Return the data exactly, with all pictures removed.

= Data lines =
=======

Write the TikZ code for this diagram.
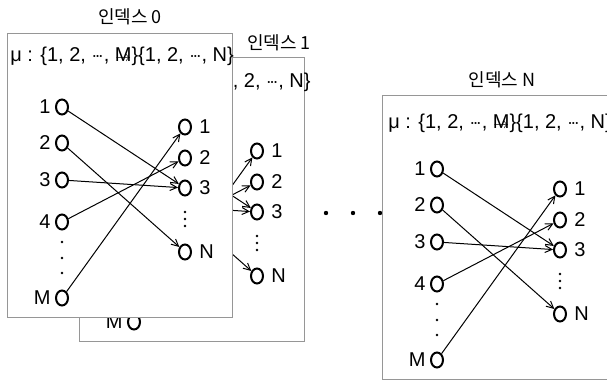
\documentclass[tikz,border=0pt]{standalone}
\usepackage{fontspec}
\setmainfont{Liberation Sans}
\newfontfamily\hangul{Noto Sans CJK KR}
\usetikzlibrary{shapes.geometric, arrows.meta}
\definecolor{framegray}{RGB}{150,150,150}
\tikzset{
  mapframe/.style={draw=framegray, line width=0.5pt, fill=white},
  elem/.style={ellipse, draw, line width=1pt, minimum width=6pt,
    minimum height=7.5pt, inner sep=0pt},
  elemlabel/.style={font=\fontsize{10}{11}\selectfont, inner sep=2pt},
  vdot/.style={circle, fill, inner sep=0pt, minimum size=1.4pt},
  hdot/.style={circle, fill, inner sep=0pt, minimum size=2.2pt},
  maparrow/.style={-{Straight Barb[length=3.5pt, width=3.5pt]}, line width=0.5pt},
  boxtitle/.style={font=\hangul\fontsize{9}{10}\selectfont, inner sep=0pt},
  ruletext/.style={font=\fontsize{10}{11}\selectfont, inner sep=0pt}
}
% short centred ellipsis
\newcommand{\cdts}{${\cdot}\mkern-2mu{\cdot}\mkern-2mu{\cdot}$}
% mapping rule, the arrow is squeezed onto the M
\newcommand{\ruleline}{μ : \{1, 2, \cdts, \makebox[0pt][l]{M}\makebox[0.83em]{\scriptsize$\rightarrow$}\}\{1, 2, \cdts, N\}}
% one index box: #1 name prefix, #2/#3 shift
\newcommand{\drawmapping}[3]{%
  \begin{scope}[shift={(#2,#3)}]
    \draw[mapframe] (7,33) rectangle (232,317);
    % source side
    \node[elem, label={[elemlabel]left:1}] (#1s1) at (62,107) {};
    \node[elem, label={[elemlabel]left:2}] (#1s2) at (62,143) {};
    \node[elem, label={[elemlabel]left:3}] (#1s3) at (62,180) {};
    \node[elem, label={[elemlabel]left:4}] (#1s4) at (62,222) {};
    \node[vdot] (#1sd1) at (62,242) {};
    \node[vdot] (#1sd2) at (62,258) {};
    \node[vdot] (#1sd3) at (62,273) {};
    \node[elem, label={[elemlabel]left:M}] (#1sm) at (62,298) {};
    % target side
    \node[elem, label={[elemlabel, label distance=1.5pt]right:1}] (#1t1) at (185,127) {};
    \node[elem, label={[elemlabel, label distance=1.5pt]right:2}] (#1t2) at (185,158) {};
    \node[elem, label={[elemlabel, label distance=1.5pt]right:3}] (#1t3) at (185,188) {};
    \node[vdot] (#1td1) at (185,212) {};
    \node[vdot] (#1td2) at (185,219) {};
    \node[vdot] (#1td3) at (185,226) {};
    \node[elem, label={[elemlabel, label distance=1.5pt]right:N}] (#1tn) at (185,252) {};
    % mapping
    \draw[maparrow] (#1s1) -- (#1t3);
    \draw[maparrow] (#1s2) -- (#1tn);
    \draw[maparrow] (#1s3) -- (#1t3);
    \draw[maparrow] (#1s4) -- (#1t2);
    \draw[maparrow] (#1sm) -- (#1t1);
  \end{scope}}

\begin{document}
\begin{tikzpicture}[x=0.5pt, y=-0.5pt]
  \useasboundingbox (0,0) rectangle (607,380);

  % index 1, mostly behind index 0
  \drawmapping{b}{72}{24}
  \node[ruletext, anchor=east] (rule1) at (311,82) {\ruleline};

  % index 0
  \drawmapping{a}{0}{0}
  \node[boxtitle] (title0) at (130,17) {인덱스 0};
  \node[ruletext, anchor=west] (rule0) at (10,56) {\ruleline};
  \node[boxtitle] (title1) at (279,43) {인덱스 1};

  % more boxes in between
  \node[hdot] (gap1) at (326,213) {};
  \node[hdot] (gap2) at (353,213) {};
  \node[hdot] (gap3) at (380,213) {};

  % index N
  \drawmapping{n}{375}{62}
  \node[boxtitle] (titleN) at (502,80) {인덱스 N};
  \node[ruletext, anchor=west] (ruleN) at (388,123) {\ruleline};
\end{tikzpicture}
\end{document}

=======

= Result of the task =
Write the TikZ code for this diagram.
\documentclass[tikz,border=0pt]{standalone}
\usepackage{fontspec}
\setmainfont{Liberation Sans}
\newfontfamily\hangul{Noto Sans CJK KR}
\usetikzlibrary{shapes.geometric, arrows.meta}
\definecolor{framegray}{RGB}{150,150,150}
\tikzset{
  mapframe/.style={draw=framegray, line width=0.5pt, fill=white},
  elem/.style={ellipse, draw, line width=1pt, minimum width=6pt,
    minimum height=7.5pt, inner sep=0pt},
  elemlabel/.style={font=\fontsize{10}{11}\selectfont, inner sep=2pt},
  vdot/.style={circle, fill, inner sep=0pt, minimum size=1.4pt},
  hdot/.style={circle, fill, inner sep=0pt, minimum size=2.2pt},
  maparrow/.style={-{Straight Barb[length=3.5pt, width=3.5pt]}, line width=0.5pt},
  boxtitle/.style={font=\hangul\fontsize{9}{10}\selectfont, inner sep=0pt},
  ruletext/.style={font=\fontsize{10}{11}\selectfont, inner sep=0pt}
}
% short centred ellipsis
\newcommand{\cdts}{${\cdot}\mkern-2mu{\cdot}\mkern-2mu{\cdot}$}
% mapping rule, the arrow is squeezed onto the M
\newcommand{\ruleline}{μ : \{1, 2, \cdts, \makebox[0pt][l]{M}\makebox[0.83em]{\scriptsize$\rightarrow$}\}\{1, 2, \cdts, N\}}
% one index box: #1 name prefix, #2/#3 shift
\newcommand{\drawmapping}[3]{%
  \begin{scope}[shift={(#2,#3)}]
    \draw[mapframe] (7,33) rectangle (232,317);
    % source side
    \node[elem, label={[elemlabel]left:1}] (#1s1) at (62,107) {};
    \node[elem, label={[elemlabel]left:2}] (#1s2) at (62,143) {};
    \node[elem, label={[elemlabel]left:3}] (#1s3) at (62,180) {};
    \node[elem, label={[elemlabel]left:4}] (#1s4) at (62,222) {};
    \node[vdot] (#1sd1) at (62,242) {};
    \node[vdot] (#1sd2) at (62,258) {};
    \node[vdot] (#1sd3) at (62,273) {};
    \node[elem, label={[elemlabel]left:M}] (#1sm) at (62,298) {};
    % target side
    \node[elem, label={[elemlabel, label distance=1.5pt]right:1}] (#1t1) at (185,127) {};
    \node[elem, label={[elemlabel, label distance=1.5pt]right:2}] (#1t2) at (185,158) {};
    \node[elem, label={[elemlabel, label distance=1.5pt]right:3}] (#1t3) at (185,188) {};
    \node[vdot] (#1td1) at (185,212) {};
    \node[vdot] (#1td2) at (185,219) {};
    \node[vdot] (#1td3) at (185,226) {};
    \node[elem, label={[elemlabel, label distance=1.5pt]right:N}] (#1tn) at (185,252) {};
    % mapping
    \draw[maparrow] (#1s1) -- (#1t3);
    \draw[maparrow] (#1s2) -- (#1tn);
    \draw[maparrow] (#1s3) -- (#1t3);
    \draw[maparrow] (#1s4) -- (#1t2);
    \draw[maparrow] (#1sm) -- (#1t1);
  \end{scope}}

\begin{document}
\begin{tikzpicture}[x=0.5pt, y=-0.5pt]
  \useasboundingbox (0,0) rectangle (607,380);

  % index 1, mostly behind index 0
  \drawmapping{b}{72}{24}
  \node[ruletext, anchor=east] (rule1) at (311,82) {\ruleline};

  % index 0
  \drawmapping{a}{0}{0}
  \node[boxtitle] (title0) at (130,17) {인덱스 0};
  \node[ruletext, anchor=west] (rule0) at (10,56) {\ruleline};
  \node[boxtitle] (title1) at (279,43) {인덱스 1};

  % more boxes in between
  \node[hdot] (gap1) at (326,213) {};
  \node[hdot] (gap2) at (353,213) {};
  \node[hdot] (gap3) at (380,213) {};

  % index N
  \drawmapping{n}{375}{62}
  \node[boxtitle] (titleN) at (502,80) {인덱스 N};
  \node[ruletext, anchor=west] (ruleN) at (388,123) {\ruleline};
\end{tikzpicture}
\end{document}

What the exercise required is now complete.